Directions: Return each line containing "with".

Input data:
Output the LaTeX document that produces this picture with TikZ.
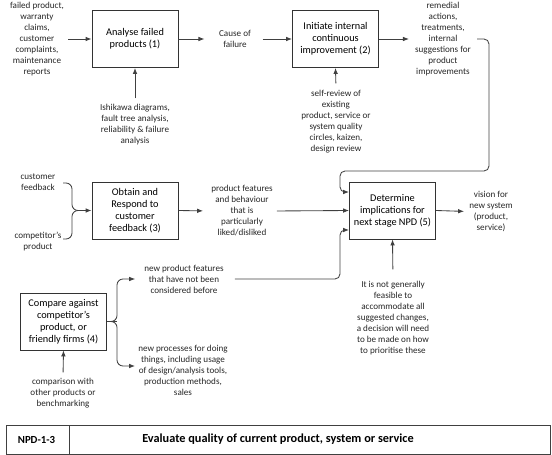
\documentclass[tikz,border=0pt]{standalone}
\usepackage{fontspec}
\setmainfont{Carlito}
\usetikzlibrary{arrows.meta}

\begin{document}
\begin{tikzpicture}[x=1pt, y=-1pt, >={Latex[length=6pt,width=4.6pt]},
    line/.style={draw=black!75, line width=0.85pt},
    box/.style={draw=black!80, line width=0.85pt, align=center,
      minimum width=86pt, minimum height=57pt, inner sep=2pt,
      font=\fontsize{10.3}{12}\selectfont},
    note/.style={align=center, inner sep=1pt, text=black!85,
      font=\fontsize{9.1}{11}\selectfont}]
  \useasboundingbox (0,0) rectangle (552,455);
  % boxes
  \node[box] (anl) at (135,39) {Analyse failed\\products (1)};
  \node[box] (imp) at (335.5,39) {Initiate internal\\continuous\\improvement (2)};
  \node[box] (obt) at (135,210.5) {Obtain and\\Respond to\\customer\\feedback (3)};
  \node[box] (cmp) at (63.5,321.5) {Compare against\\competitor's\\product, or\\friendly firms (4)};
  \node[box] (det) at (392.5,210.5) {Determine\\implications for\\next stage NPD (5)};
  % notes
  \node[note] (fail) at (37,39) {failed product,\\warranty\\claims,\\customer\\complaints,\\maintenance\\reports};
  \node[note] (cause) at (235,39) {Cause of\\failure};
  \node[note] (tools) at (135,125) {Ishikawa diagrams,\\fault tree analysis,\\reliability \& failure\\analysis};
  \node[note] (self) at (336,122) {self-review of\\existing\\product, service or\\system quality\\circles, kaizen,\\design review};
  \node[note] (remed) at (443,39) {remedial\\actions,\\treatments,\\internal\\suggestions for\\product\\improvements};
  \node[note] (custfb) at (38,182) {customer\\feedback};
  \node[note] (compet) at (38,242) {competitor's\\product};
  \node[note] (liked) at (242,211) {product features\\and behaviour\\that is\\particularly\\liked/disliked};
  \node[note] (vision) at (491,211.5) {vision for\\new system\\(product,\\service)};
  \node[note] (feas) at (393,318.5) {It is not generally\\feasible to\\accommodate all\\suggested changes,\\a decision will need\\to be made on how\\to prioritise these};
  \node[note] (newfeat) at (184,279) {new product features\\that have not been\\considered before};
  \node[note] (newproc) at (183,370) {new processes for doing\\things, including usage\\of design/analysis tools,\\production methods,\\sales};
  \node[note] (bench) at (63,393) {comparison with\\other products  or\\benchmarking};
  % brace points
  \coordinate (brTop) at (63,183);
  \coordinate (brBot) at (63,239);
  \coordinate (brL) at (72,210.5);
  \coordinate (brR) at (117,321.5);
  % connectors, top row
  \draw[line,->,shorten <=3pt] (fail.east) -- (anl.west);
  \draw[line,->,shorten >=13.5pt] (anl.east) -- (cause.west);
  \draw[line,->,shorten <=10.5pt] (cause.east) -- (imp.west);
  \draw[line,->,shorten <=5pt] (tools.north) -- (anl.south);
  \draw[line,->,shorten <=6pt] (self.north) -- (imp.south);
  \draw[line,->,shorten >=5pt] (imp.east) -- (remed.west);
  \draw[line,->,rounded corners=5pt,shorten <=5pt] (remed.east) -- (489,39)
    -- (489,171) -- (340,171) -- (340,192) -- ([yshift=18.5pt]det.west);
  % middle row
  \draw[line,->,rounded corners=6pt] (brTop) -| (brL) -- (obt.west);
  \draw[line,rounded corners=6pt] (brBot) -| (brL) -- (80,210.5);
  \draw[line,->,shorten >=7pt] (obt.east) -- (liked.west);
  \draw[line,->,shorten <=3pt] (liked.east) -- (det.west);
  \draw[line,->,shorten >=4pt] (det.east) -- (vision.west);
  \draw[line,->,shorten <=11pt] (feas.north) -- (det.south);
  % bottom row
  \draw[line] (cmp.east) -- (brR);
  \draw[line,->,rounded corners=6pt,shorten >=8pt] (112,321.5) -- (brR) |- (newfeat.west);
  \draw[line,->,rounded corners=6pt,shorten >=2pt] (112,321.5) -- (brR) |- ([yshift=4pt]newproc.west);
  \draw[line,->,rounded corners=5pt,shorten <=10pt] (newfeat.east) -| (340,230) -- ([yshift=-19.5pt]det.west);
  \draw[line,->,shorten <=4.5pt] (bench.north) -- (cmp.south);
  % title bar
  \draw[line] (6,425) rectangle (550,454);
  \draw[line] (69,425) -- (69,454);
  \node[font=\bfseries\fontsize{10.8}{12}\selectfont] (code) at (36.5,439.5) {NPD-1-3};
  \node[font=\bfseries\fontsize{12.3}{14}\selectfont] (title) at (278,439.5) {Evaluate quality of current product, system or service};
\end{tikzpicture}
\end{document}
...
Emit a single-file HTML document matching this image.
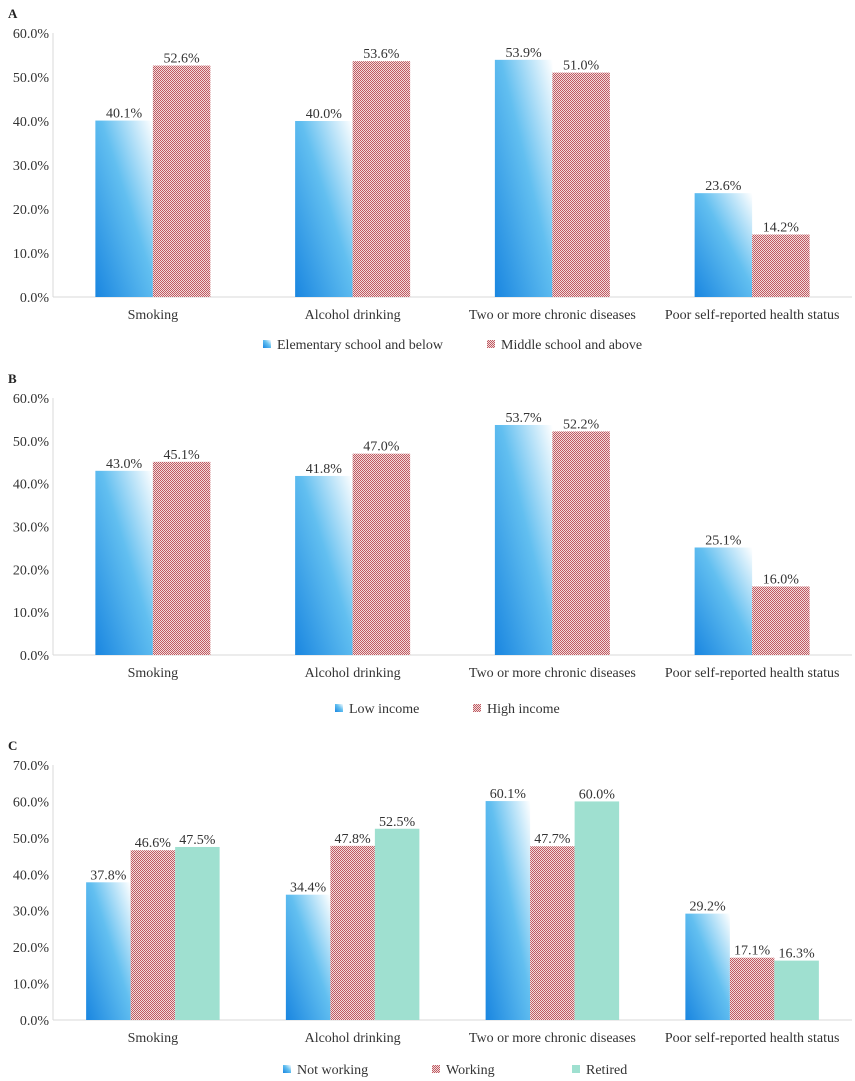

Written response:
Output the LaTeX document that produces this picture with TikZ.
  \node[note] (bench) at (63,393) {comparison with\\other products  or\\benchmarking};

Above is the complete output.